Wear 'em out or tear 'em out

"In the 1970s, we had no volume and no interest and the brokerage community laying off large percentages of its staff. No one wants that again. I think we want the tear 'em out scenario because it heals itself faster with the shock impact of its happening," he said. "I'd like to see a thousand-point down day in the Dow because it accelerates the healing process."

Schaeffer suggests investors read "The Art of Contrary Thinking" by Humphrey B. Neill. The business writer penned a number of stock market guides in the 1930s, 1940s and 1950s, including "Tape Reading and Market Tactics" and "The Inside Story of the Stock Exchange."

Schaeffer also has an observation for those of us still glued to our television sets, or Web sites, for news of the market's hourly moves. "This whole bull market created people who became hyper-kinetic about checking what was happening, and they lost track of whether they were traders or investors. But you can't be both," he says.

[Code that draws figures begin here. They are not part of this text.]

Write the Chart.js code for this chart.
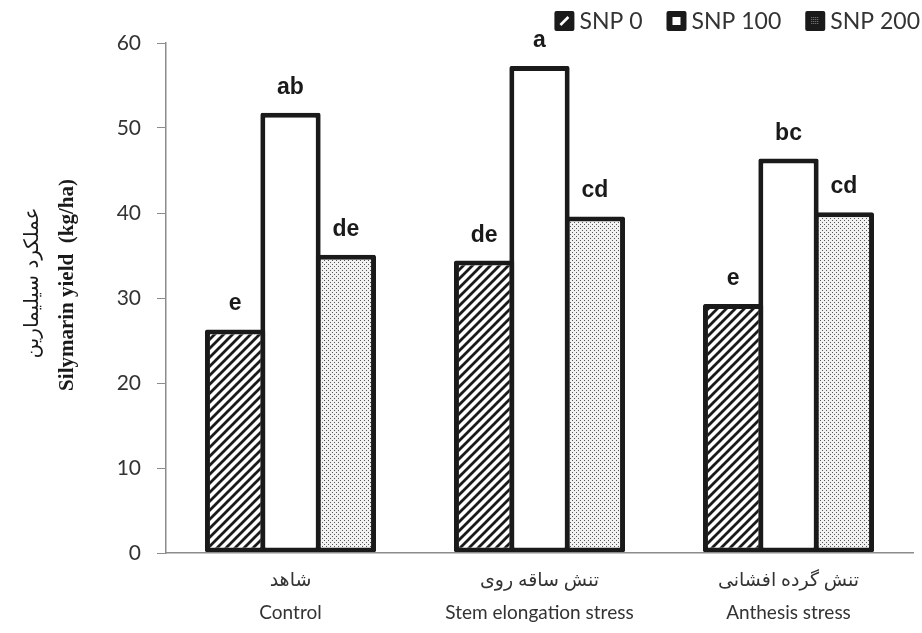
<!DOCTYPE html>
<html>
<head>
<meta charset="utf-8">
<script src="https://cdn.jsdelivr.net/npm/chart.js@4.4.1/dist/chart.umd.min.js"></script>
<style>
  html, body { margin: 0; padding: 0; background: #fff; }
  #wrap { width: 922px; height: 633px; position: relative; }
</style>
</head>
<body>
<div id="wrap"><canvas id="yield_chart"></canvas></div>
<script>
// DATA
const categories_fa = ['شاهد', 'تنش ساقه روی', 'تنش گرده افشانی'];
const categories_en = ['Control', 'Stem elongation stress', 'Anthesis stress'];
const series_names = ['SNP 0', 'SNP 100', 'SNP 200'];
const snp0 = [26.3, 34.4, 29.3];
const snp100 = [51.8, 57.3, 46.4];
const snp200 = [35.1, 39.6, 40.1];
const letters_snp0 = ['e', 'de', 'e'];
const letters_snp100 = ['ab', 'a', 'bc'];
const letters_snp200 = ['de', 'cd', 'cd'];
const y_ticks = [0, 10, 20, 30, 40, 50, 60];

const FONT = "Lato, 'DejaVu Sans', sans-serif";
const TEXT = '#333';
const INK = '#1a1a1a';

// PATTERNS
function hatchPattern() {
  const c = document.createElement('canvas');
  c.width = 9; c.height = 9;
  const g = c.getContext('2d');
  g.fillStyle = '#fff';
  g.fillRect(0, 0, 9, 9);
  g.strokeStyle = INK;
  g.lineWidth = 2.8;
  g.beginPath();
  g.moveTo(-2, 11); g.lineTo(11, -2);
  g.moveTo(-2, 2); g.lineTo(2, -2);
  g.moveTo(7, 11); g.lineTo(11, 7);
  g.stroke();
  return g.createPattern(c, 'repeat');
}

function dotPattern() {
  const c = document.createElement('canvas');
  c.width = 4; c.height = 4;
  const g = c.getContext('2d');
  g.fillStyle = '#f2f2f2';
  g.fillRect(0, 0, 4, 4);
  g.fillStyle = '#555';
  g.fillRect(0, 0, 1, 1);
  g.fillRect(2, 2, 1, 1);
  return g.createPattern(c, 'repeat');
}

const fills = [hatchPattern(), '#fff', dotPattern()];
const all_letters = [letters_snp0, letters_snp100, letters_snp200];

// letters above the bars
const letterPlugin = {
  id: 'letters',
  afterDatasetsDraw(chart) {
    const ctx = chart.ctx;
    ctx.save();
    ctx.font = "bold 23px 'Liberation Sans', Arial, sans-serif";
    ctx.fillStyle = INK;
    ctx.textAlign = 'center';
    ctx.textBaseline = 'alphabetic';
    chart.data.datasets.forEach((ds, i) => {
      chart.getDatasetMeta(i).data.forEach((bar, j) => {
        ctx.fillText(all_letters[i][j], bar.x, bar.y - 19);
      });
    });
    ctx.restore();
  }
};

// two line y title (persian + english)
const yTitlePlugin = {
  id: 'ytitle',
  afterDraw(chart) {
    const ctx = chart.ctx;
    ctx.save();
    ctx.fillStyle = INK;
    ctx.textAlign = 'center';
    ctx.textBaseline = 'middle';
    ctx.translate(33, 283);
    ctx.rotate(-Math.PI / 2);
    ctx.font = "20px 'DejaVu Sans', sans-serif";
    ctx.fillText('عملکرد سیلیمارین', 0, 0);
    ctx.restore();

    ctx.save();
    ctx.fillStyle = INK;
    ctx.textAlign = 'center';
    ctx.textBaseline = 'middle';
    ctx.translate(68, 285);
    ctx.rotate(-Math.PI / 2);
    ctx.font = "bold 21px 'Liberation Serif', serif";
    ctx.fillText('Silymarin yield  (kg/ha)', 0, 0);
    ctx.restore();
  }
};

// legend at top right (boxes with a small mark inside)
const legendPlugin = {
  id: 'snplegend',
  afterDraw(chart) {
    const ctx = chart.ctx;
    const box = 20, gapText = 5, gapItem = 24, right = 920, cy = 21;
    ctx.save();
    ctx.font = '23px ' + FONT;
    ctx.textBaseline = 'middle';
    const widths = series_names.map(n => ctx.measureText(n).width);
    let total = 0;
    widths.forEach((w, i) => { total += box + gapText + w + (i < widths.length - 1 ? gapItem : 0); });
    let x = right - total;
    series_names.forEach((name, i) => {
      const y0 = cy - box / 2;
      ctx.fillStyle = INK;
      ctx.beginPath();
      ctx.roundRect(x, y0, box, box, 2);
      ctx.fill();
      if (i === 0) {
        ctx.strokeStyle = '#fff';
        ctx.lineWidth = 2.5;
        ctx.beginPath();
        ctx.moveTo(x + 6, y0 + 14); ctx.lineTo(x + 14, y0 + 6);
        ctx.stroke();
      } else if (i === 1) {
        ctx.fillStyle = '#fff';
        ctx.fillRect(x + 6, y0 + 6, 8, 8);
      } else {
        ctx.fillStyle = '#888';
        for (let a = 6; a < 14; a += 2) {
          for (let b = 6; b < 14; b += 2) ctx.fillRect(x + a, y0 + b, 1, 1);
        }
      }
      ctx.fillStyle = TEXT;
      ctx.fillText(name, x + box + gapText, cy + 1);
      x += box + gapText + widths[i] + gapItem;
    });
    ctx.restore();
  }
};

const ctx = document.getElementById('yield_chart').getContext('2d');

const my_chart = new Chart(ctx, {
  type: 'bar',
  data: {
    labels: categories_en.map((en, i) => [categories_fa[i], en]),
    datasets: [snp0, snp100, snp200].map((vals, i) => ({
      label: series_names[i],
      data: vals,
      backgroundColor: fills[i],
      borderColor: INK,
      borderWidth: 5,
      borderSkipped: false,
      borderRadius: 2,
      categoryPercentage: 0.667,
      barPercentage: 1.09,
    })),
  },
  options: {
    responsive: true,
    maintainAspectRatio: false,
    animation: false,
    layout: { padding: { top: 43, right: 9, bottom: 0, left: 0 } },
    plugins: {
      legend: { display: false },
      tooltip: { enabled: false },
    },
    scales: {
      x: {
        grid: { display: false },
        border: { color: '#8c8c8c', width: 1.5, z: 1 },
        afterFit(scale) {
          scale.height = 80;
        },
        ticks: {
          color: TEXT,
          padding: 3,
          font: { family: FONT, size: 19, lineHeight: 1.7 },
          maxRotation: 0,
          autoSkip: false,
        },
      },
      y: {
        min: 0,
        max: 60,
        afterBuildTicks(scale) {
          scale.ticks = y_ticks.map(v => ({ value: v }));
        },
        afterFit(scale) {
          scale.width = 166;
        },
        grid: { drawOnChartArea: false, drawTicks: true, tickLength: 9, color: '#8c8c8c' },
        border: { color: '#8c8c8c', width: 1.5 },
        ticks: {
          color: TEXT,
          padding: 16,
          font: { family: FONT, size: 21 },
        },
      },
    },
  },
  plugins: [letterPlugin, yTitlePlugin, legendPlugin],
});
</script>
</body>
</html>
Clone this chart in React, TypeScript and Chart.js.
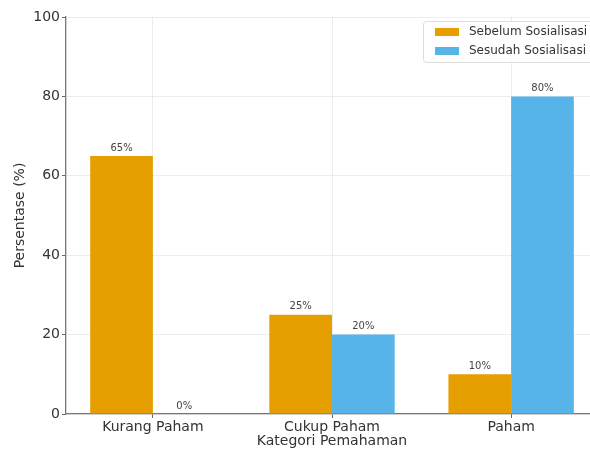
import React, { useEffect, useRef } from "react";
import { Chart, registerables } from "chart.js";

Chart.register(...registerables);

const categories = ["Kurang Paham", "Cukup Paham", "Paham"];
const sebelum = [65, 25, 10];
const sesudah = [0, 20, 80];
const seriesLabels = ["Sebelum Sosialisasi", "Sesudah Sosialisasi"];
const seriesColors = ["#E69F00", "#56B4E9"];
const yTicks = [0, 20, 40, 60, 80, 100];

const FONT = "'DejaVu Sans', sans-serif";

const valueLabels = {
  id: "valueLabels",
  afterDatasetsDraw(chart: any) {
    const ctx = chart.ctx;
    ctx.save();
    ctx.font = `10px ${FONT}`;
    ctx.fillStyle = "#444";
    ctx.textAlign = "center";
    ctx.textBaseline = "bottom";
    chart.data.datasets.forEach((ds: any, di: number) => {
      const meta = chart.getDatasetMeta(di);
      meta.data.forEach((el: any, i: number) => {
        const v = ds.data[i].y;
        ctx.fillText(`${v}%`, el.x, el.y - 3);
      });
    });
    ctx.restore();
  },
};

const boxLegend = {
  id: "boxLegend",
  afterDraw(chart: any) {
    const ctx = chart.ctx;
    const area = chart.chartArea;
    const w = 172;
    const h = 41;
    const x = area.right - w - 3;
    const y = area.top + 4;
    ctx.save();
    ctx.fillStyle = "rgba(255,255,255,0.85)";
    ctx.strokeStyle = "#dddddd";
    ctx.lineWidth = 1;
    ctx.beginPath();
    (ctx as any).roundRect(x + 0.5, y + 0.5, w, h, 3);
    ctx.fill();
    ctx.stroke();
    ctx.font = `12px ${FONT}`;
    ctx.textBaseline = "middle";
    ctx.textAlign = "left";
    chart.data.datasets.forEach((ds: any, i: number) => {
      const cy = y + 11 + i * 19;
      ctx.fillStyle = ds.backgroundColor;
      ctx.fillRect(x + 12, cy - 4, 24, 8);
      ctx.fillStyle = "#333";
      ctx.fillText(ds.label, x + 46, cy);
    });
    ctx.restore();
  },
};

export default function App() {
  const ref = useRef<HTMLCanvasElement>(null);

  useEffect(() => {
    if (!ref.current) return;
    const chart = new Chart(ref.current, {
      type: "bar",
      data: {
        datasets: [
          {
            label: seriesLabels[0],
            data: categories.map((_, i) => ({ x: i, y: sebelum[i] })),
            backgroundColor: seriesColors[0],
            categoryPercentage: 0.7,
            barPercentage: 1.0,
          },
          {
            label: seriesLabels[1],
            data: categories.map((_, i) => ({ x: i, y: sesudah[i] })),
            backgroundColor: seriesColors[1],
            categoryPercentage: 0.7,
            barPercentage: 1.0,
          },
        ],
      },
      options: {
        animation: false,
        responsive: false,
        maintainAspectRatio: false,
        layout: { padding: { top: 17, right: 12, bottom: 0, left: 0 } },
        plugins: {
          legend: { display: false },
          tooltip: { enabled: false },
          title: { display: false },
        },
        scales: {
          x: {
            type: "linear",
            min: -0.485,
            max: 2.485,
            bounds: "data",
            offset: false,
            afterBuildTicks: (scale: any) => {
              scale.ticks = categories.map((_, i) => ({ value: i }));
            },
            afterFit: (scale: any) => {
              scale.height = 38;
            },
            ticks: {
              callback: (v: any) => categories[v as number],
              font: { family: FONT, size: 14 },
              color: "#333",
              padding: 1,
              maxRotation: 0,
              autoSkip: false,
            },
            grid: {
              offset: false,
              color: "rgba(0,0,0,0.07)",
              tickColor: "#666",
              tickLength: 4,
            },
            border: { color: "#777", width: 1.3 },
            title: {
              display: true,
              text: "Kategori Pemahaman",
              font: { family: FONT, size: 14 },
              color: "#333",
              padding: { top: 0, bottom: 2 },
            },
          },
          y: {
            min: 0,
            max: 100,
            afterBuildTicks: (scale: any) => {
              scale.ticks = yTicks.map((v) => ({ value: v }));
            },
            afterFit: (scale: any) => {
              scale.width = 66;
            },
            ticks: {
              font: { family: FONT, size: 14 },
              color: "#333",
              padding: 2,
            },
            grid: {
              color: "rgba(0,0,0,0.07)",
              tickColor: "#666",
              tickLength: 4,
            },
            border: { color: "#777", width: 1.3 },
            title: {
              display: true,
              text: "Persentase (%)",
              font: { family: FONT, size: 14 },
              color: "#333",
              padding: { top: 12, bottom: 0 },
            },
          },
        },
      },
      plugins: [valueLabels, boxLegend],
    });
    return () => chart.destroy();
  }, []);

  return (
    <div
      style={{
        position: "fixed",
        left: 0,
        top: 0,
        width: 590,
        height: 452,
        overflow: "hidden",
        background: "#fff",
      }}
    >
      <canvas ref={ref} width={610} height={452} style={{ display: "block" }} />
    </div>
  );
}
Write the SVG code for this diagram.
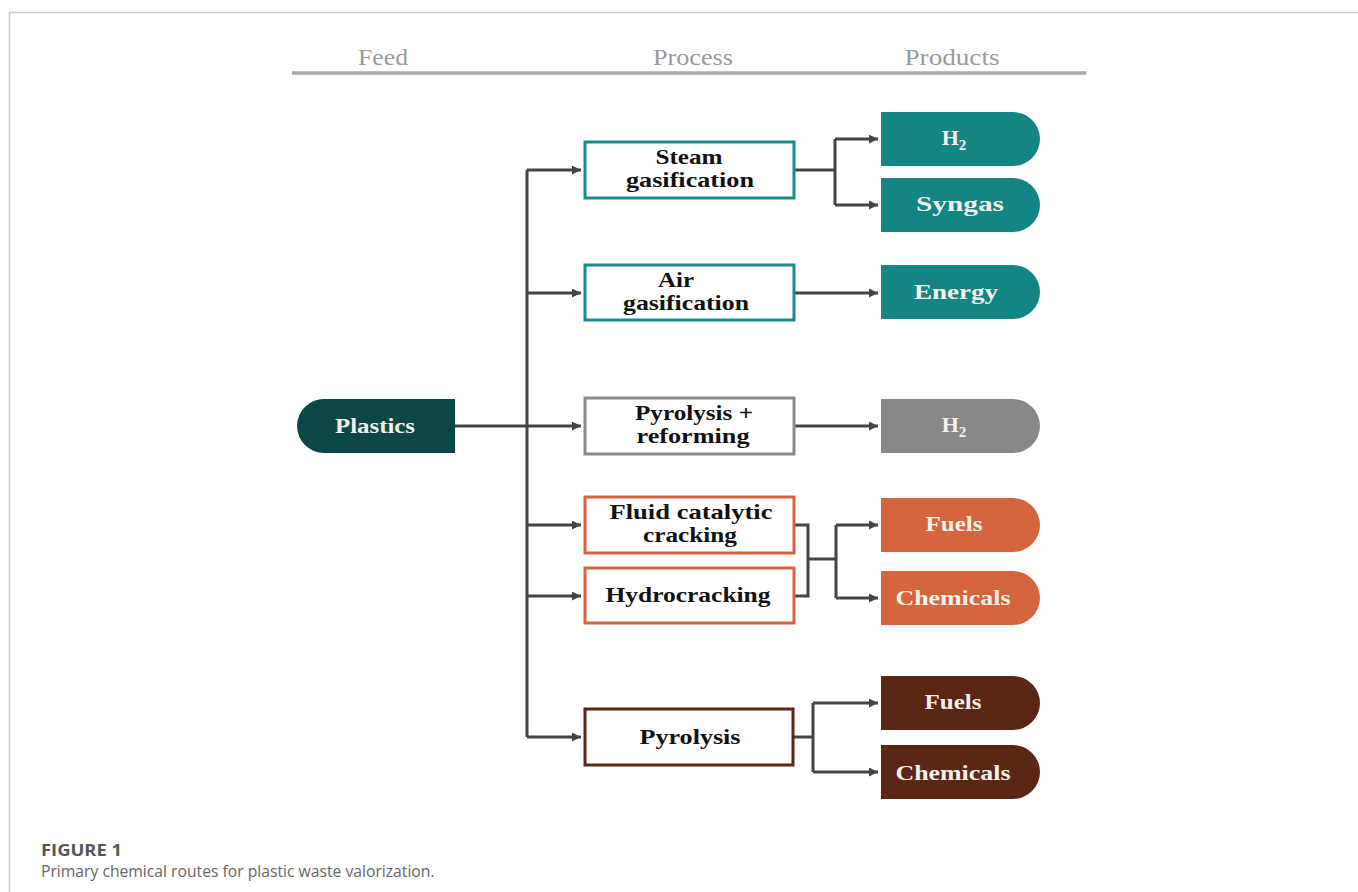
<svg xmlns="http://www.w3.org/2000/svg" width="1358" height="892" viewBox="0 0 1358 892">
<style>
.hdr{font-family:"Liberation Serif",serif;font-size:24px;fill:#9a9a9a;text-anchor:middle}
.box{fill:#fff;stroke-width:3}
.bt{font-family:"Liberation Serif",serif;font-weight:bold;font-size:21.5px;fill:#111;text-anchor:middle}
.pt{font-family:"Liberation Serif",serif;font-weight:bold;font-size:22px;fill:#f4f1ea;text-anchor:middle}
.ln{fill:none;stroke:#444;stroke-width:3}
.cap1{font-family:"Open Sans",sans-serif;font-weight:bold;font-size:16px;fill:#555}
.cap2{font-family:"Open Sans",sans-serif;font-size:15.7px;fill:#666}
</style>
<defs>
<marker id="ah" viewBox="0 0 10 10" refX="10" refY="5" markerWidth="3.2" markerHeight="3" orient="auto" markerUnits="strokeWidth">
<path d="M0,0 L10,5 L0,10 z" fill="#444"/>
</marker>
</defs>
<rect width="1358" height="892" fill="#fff"/>
<path d="M9.5,892 V12.5 H1358" fill="none" stroke="#c8c8c8" stroke-width="1.5"/>
<g id="header">
<text class="hdr" x="383" y="65" textLength="50" lengthAdjust="spacingAndGlyphs">Feed</text>
<text class="hdr" x="693" y="65" textLength="80" lengthAdjust="spacingAndGlyphs">Process</text>
<text class="hdr" x="952" y="65" textLength="95" lengthAdjust="spacingAndGlyphs">Products</text>
<line x1="292" y1="73" x2="1086" y2="73" stroke="#a8a8a8" stroke-width="3.5"/>
</g>
<g id="connectors">
<path class="ln" d="M455,426 H581" marker-end="url(#ah)"/>
<path class="ln" d="M527,737 V170"/>
<path class="ln" d="M527,170 H581" marker-end="url(#ah)"/>
<path class="ln" d="M527,293 H581" marker-end="url(#ah)"/>
<path class="ln" d="M527,525 H581" marker-end="url(#ah)"/>
<path class="ln" d="M527,596 H581" marker-end="url(#ah)"/>
<path class="ln" d="M527,737 H581" marker-end="url(#ah)"/>
<path class="ln" d="M795,170 H835"/>
<path class="ln" d="M835,139 V205"/>
<path class="ln" d="M835,139 H878" marker-end="url(#ah)"/>
<path class="ln" d="M835,205 H878" marker-end="url(#ah)"/>
<path class="ln" d="M795,293 H878" marker-end="url(#ah)"/>
<path class="ln" d="M795,426 H878" marker-end="url(#ah)"/>
<path class="ln" d="M795,525 H808 V596 H795"/>
<path class="ln" d="M808,559 H836"/>
<path class="ln" d="M836,525 V598"/>
<path class="ln" d="M836,525 H878" marker-end="url(#ah)"/>
<path class="ln" d="M836,598 H878" marker-end="url(#ah)"/>
<path class="ln" d="M794,737 H813"/>
<path class="ln" d="M813,703 V772"/>
<path class="ln" d="M813,703 H878" marker-end="url(#ah)"/>
<path class="ln" d="M813,772 H878" marker-end="url(#ah)"/>
</g>
<g id="plastics">
<path d="M324,399 H455 V453 H324 A27,27 0 0 1 324,399 z" fill="#0c4747"/>
<text class="pt" x="375" y="433" textLength="80" lengthAdjust="spacingAndGlyphs">Plastics</text>
</g>
<g id="steam">
<rect class="box" x="585" y="142" width="209" height="56" stroke="#1a8a8a"/>
<text class="bt" x="689" y="164" textLength="67" lengthAdjust="spacingAndGlyphs">Steam</text>
<text class="bt" x="690" y="187" textLength="128" lengthAdjust="spacingAndGlyphs">gasification</text>
</g>
<g id="air">
<rect class="box" x="585" y="265" width="209" height="55" stroke="#1a8a8a"/>
<text class="bt" x="676" y="287" textLength="36" lengthAdjust="spacingAndGlyphs">Air</text>
<text class="bt" x="686" y="310" textLength="126" lengthAdjust="spacingAndGlyphs">gasification</text>
</g>
<g id="pyref">
<rect class="box" x="585" y="398" width="209" height="56" stroke="#8a8a8a"/>
<text class="bt" x="694" y="420" textLength="118" lengthAdjust="spacingAndGlyphs">Pyrolysis +</text>
<text class="bt" x="693" y="443" textLength="113" lengthAdjust="spacingAndGlyphs">reforming</text>
</g>
<g id="fcc">
<rect class="box" x="585" y="497" width="209" height="56" stroke="#d4653d"/>
<text class="bt" x="691" y="519" textLength="163" lengthAdjust="spacingAndGlyphs">Fluid  catalytic</text>
<text class="bt" x="690" y="542" textLength="94" lengthAdjust="spacingAndGlyphs">cracking</text>
</g>
<g id="hydro">
<rect class="box" x="585" y="568" width="209" height="55" stroke="#d4653d"/>
<text class="bt" x="688" y="602" textLength="165" lengthAdjust="spacingAndGlyphs">Hydrocracking</text>
</g>
<g id="pyro">
<rect class="box" x="585" y="709" width="208" height="56" stroke="#5a2616"/>
<text class="bt" x="690" y="744" textLength="101" lengthAdjust="spacingAndGlyphs">Pyrolysis</text>
</g>
<g id="h2a">
<path d="M881,112 H1013 A27,27 0 0 1 1013,166 H881 z" fill="#138585"/>
<text class="pt" x="954" y="145" font-size="23">H<tspan font-size="15" dy="5">2</tspan></text>
</g>
<g id="syngas">
<path d="M881,178 H1013 A27,27 0 0 1 1013,232 H881 z" fill="#138585"/>
<text class="pt" x="960" y="211" textLength="88" lengthAdjust="spacingAndGlyphs">Syngas</text>
</g>
<g id="energy">
<path d="M881,265 H1013 A27,27 0 0 1 1013,319 H881 z" fill="#138585"/>
<text class="pt" x="956" y="299" textLength="84" lengthAdjust="spacingAndGlyphs">Energy</text>
</g>
<g id="h2b">
<path d="M881,399 H1013 A27,27 0 0 1 1013,453 H881 z" fill="#888888"/>
<text class="pt" x="954" y="432" font-size="23">H<tspan font-size="15" dy="5">2</tspan></text>
</g>
<g id="fuels1">
<path d="M881,498 H1013 A27,27 0 0 1 1013,552 H881 z" fill="#d5653e"/>
<text class="pt" x="954" y="531" textLength="57" lengthAdjust="spacingAndGlyphs">Fuels</text>
</g>
<g id="chem1">
<path d="M881,571 H1013 A27,27 0 0 1 1013,625 H881 z" fill="#d5653e"/>
<text class="pt" x="953" y="605" textLength="115" lengthAdjust="spacingAndGlyphs">Chemicals</text>
</g>
<g id="fuels2">
<path d="M881,676 H1013 A27,27 0 0 1 1013,730 H881 z" fill="#5b2614"/>
<text class="pt" x="953" y="709" textLength="57" lengthAdjust="spacingAndGlyphs">Fuels</text>
</g>
<g id="chem2">
<path d="M881,745 H1013 A27,27 0 0 1 1013,799 H881 z" fill="#5b2614"/>
<text class="pt" x="953" y="780" textLength="115" lengthAdjust="spacingAndGlyphs">Chemicals</text>
</g>
<g id="caption">
<text class="cap1" x="41" y="856" textLength="81" lengthAdjust="spacingAndGlyphs">FIGURE 1</text>
<text class="cap2" x="41" y="877">Primary chemical routes for plastic waste valorization.</text>
</g>
</svg>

"Warren Buffett has an investment-style edge," Schaeffer says about the Berkshire Hathaway chairman (BRK.A: news, chart, profile). "No matter how poorly he does on his bad positions he can only lose 100 percent, but with his good positions he can quintuple his gains or more. That is what the Buffets of the world do as very, very long-term investors. I find it difficult to see Buffett sitting there watching CNBC, waiting for the countdown to a Federal Reserve meeting. He would screw up his financial results if he did."